London, England -- (SBWIRE) -- 01/11/2011 -- Interest rates will rise in 2011 and carry on rising into 2012, according to a new report from the Confederation of British Industry, which predicts that rates will go up by at least two per cent by the end of 2012. This will add almost £200 to an average monthly payment.

“Many households have been benefiting (from the low interest rates) in terms of mortgage payments, but that will start to turn over the next couple of years,” said Lai Wah Co, the CBI’s head of economic analysis. The reasoning behind the rate rise prediction is that the Bank of England wants to combat inflation, which has risen worryingly in recent months.
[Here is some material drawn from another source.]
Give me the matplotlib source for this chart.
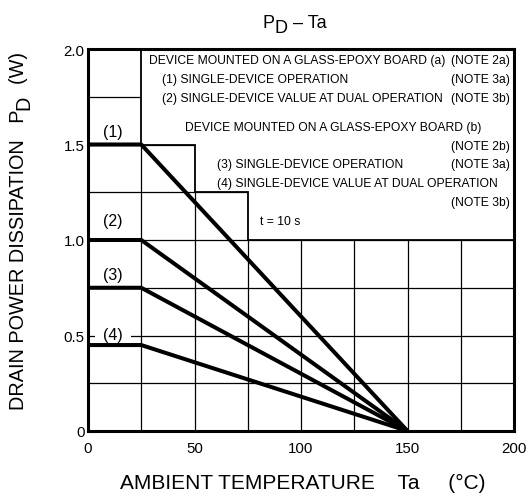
import numpy as np
import matplotlib
matplotlib.use("Agg")
import matplotlib.pyplot as plt

plt.rcParams['font.family'] = ['Liberation Sans', 'DejaVu Sans']

W, H = 530, 502

# derating curves: Ta points and PD on the flat part
ta = [0, 25, 150]
pd_max = {'(1)': 1.5, '(2)': 1.0, '(3)': 0.75, '(4)': 0.45}
label_y = {'(1)': 1.57, '(2)': 1.10, '(3)': 0.82, '(4)': 0.505}

xticks = [0, 50, 100, 150, 200]
yticks = [0, 0.5, 1.0, 1.5, 2.0]
ytick_labels = ['0', '0.5', '1.0', '1.5', '2.0']

# white note box (staircase outline)
box_x = [25, 25, 50, 50, 75, 75, 200, 200]
box_y = [2.0, 1.5, 1.5, 1.25, 1.25, 1.0, 1.0, 2.0]

notes = [
    (28.6, 1.942, 'DEVICE MOUNTED ON A GLASS-EPOXY BOARD (a)', '(NOTE 2a)'),
    (34.6, 1.843, '(1) SINGLE-DEVICE OPERATION', '(NOTE 3a)'),
    (34.6, 1.743, '(2) SINGLE-DEVICE VALUE AT DUAL OPERATION', '(NOTE 3b)'),
    (45.5, 1.592, 'DEVICE MOUNTED ON A GLASS-EPOXY BOARD (b)', None),
    (None, 1.492, None, '(NOTE 2b)'),
    (60.4, 1.398, '(3) SINGLE-DEVICE OPERATION', '(NOTE 3a)'),
    (60.4, 1.298, '(4) SINGLE-DEVICE VALUE AT DUAL OPERATION', None),
    (None, 1.199, None, '(NOTE 3b)'),
]

fig = plt.figure(figsize=(W / 100, H / 100), dpi=100)
ax = fig.add_axes([88 / W, (H - 432) / H, 426 / W, 382 / H])
ax.set_xlim(0, 200)
ax.set_ylim(0, 2.0)

for gx in np.arange(25, 200, 25):
    ax.axvline(gx, color='black', lw=0.9, zorder=1)
for gy in np.arange(0.25, 2.0, 0.25):
    ax.axhline(gy, color='black', lw=0.9, zorder=1)

ax.fill(box_x, box_y, facecolor='white', edgecolor='black', lw=1.3, zorder=2)

for name, p in pd_max.items():
    ax.plot(ta, [p, p, 0], color='black', lw=2.9, zorder=3, solid_capstyle='butt')
    bb = dict(facecolor='white', edgecolor='none', pad=6) if name == '(4)' else None
    ax.text(11.7, label_y[name], name, ha='center', va='center', fontsize=11.5,
            zorder=2.5, bbox=bb)

fs_note = 8.7
for x, y, txt, note in notes:
    if txt:
        ax.text(x, y, txt, ha='left', va='center', fontsize=fs_note, zorder=4)
    if note:
        ax.text(198.1, y, note, ha='right', va='center', fontsize=fs_note, zorder=4)

ax.text(80.8, 1.099, 't = 10 s', ha='left', va='center', fontsize=fs_note, zorder=4)

ax.set_xticks(xticks)
ax.set_yticks(yticks)
ax.set_yticklabels(ytick_labels)
ax.tick_params(axis='both', length=0, labelsize=10.8)
ax.tick_params(axis='x', pad=7)
ax.tick_params(axis='y', pad=2.5)
for s in ax.spines.values():
    s.set_linewidth(2.2)
    s.set_zorder(5)

fig.canvas.draw()
rend = fig.canvas.get_renderer()


def chain(pieces, x0, y0, fs, rot=0):
    # pieces: (text, drop in px); drop lowers the baseline like a subscript
    pos = 0.0
    for txt, drop in pieces:
        if rot == 0:
            x, y = x0 + pos, y0 - drop
        else:
            x, y = x0 + drop, y0 + pos
        t = fig.text(x / W, y / H, txt, fontsize=fs, rotation=rot,
                     rotation_mode='anchor', ha='left', va='baseline')
        ext = t.get_window_extent(rend)
        pos += ext.width if rot == 0 else ext.height


# title
chain([('P', 0), ('D', 5), (' – Ta', 0)], 263, H - 28, 13)

# x label
fig.text(120 / W, 1 - 483 / H, 'AMBIENT TEMPERATURE    Ta     (°C)',
         ha='left', va='center', fontsize=15)

# y label, rotated, reading bottom to top
chain([('DRAIN POWER DISSIPATION   P', 0), ('D', 5), ('  (W)', 0)],
      24, H - 410, 14.3, rot=90)

fig.savefig('out.png', dpi=100)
The organisation predicts that the Consumer Prices Index, the Government’s preferred measure of inflation, will reach 3.8 per cent within the first three months of next year and that it will still be well above the Bank’s 2 per cent target two years from now. It currently stands at 3.3 per cent.

The CBI expects interest rates to climb from their record low level of just 0.5 per cent in the second quarter next year.

It forecasts rates will rise 0.25 percentage points each quarter before the pace doubles in the middle of 2012 to 0.5 point increases, taking the bank rate to 2.75 per cent by that year’s end. A 2.25 per cent rise in mortgage rates would see the monthly repayments on a typical £150,000 mortgage increase from £909 to £1096.

Although this is just one report, the fact that the CBI has chosen to make the prediction at this time indicates that it may have some information from the Bank of England, which the Bank prefers not to release directly.

So anyone planning to take out a fixed rate mortgage in the expectation of higher rates should compare these potential rates, and the consequent predicted cost of their mortgage, with what they would pay on a floating rate, to work out possible gains or losses.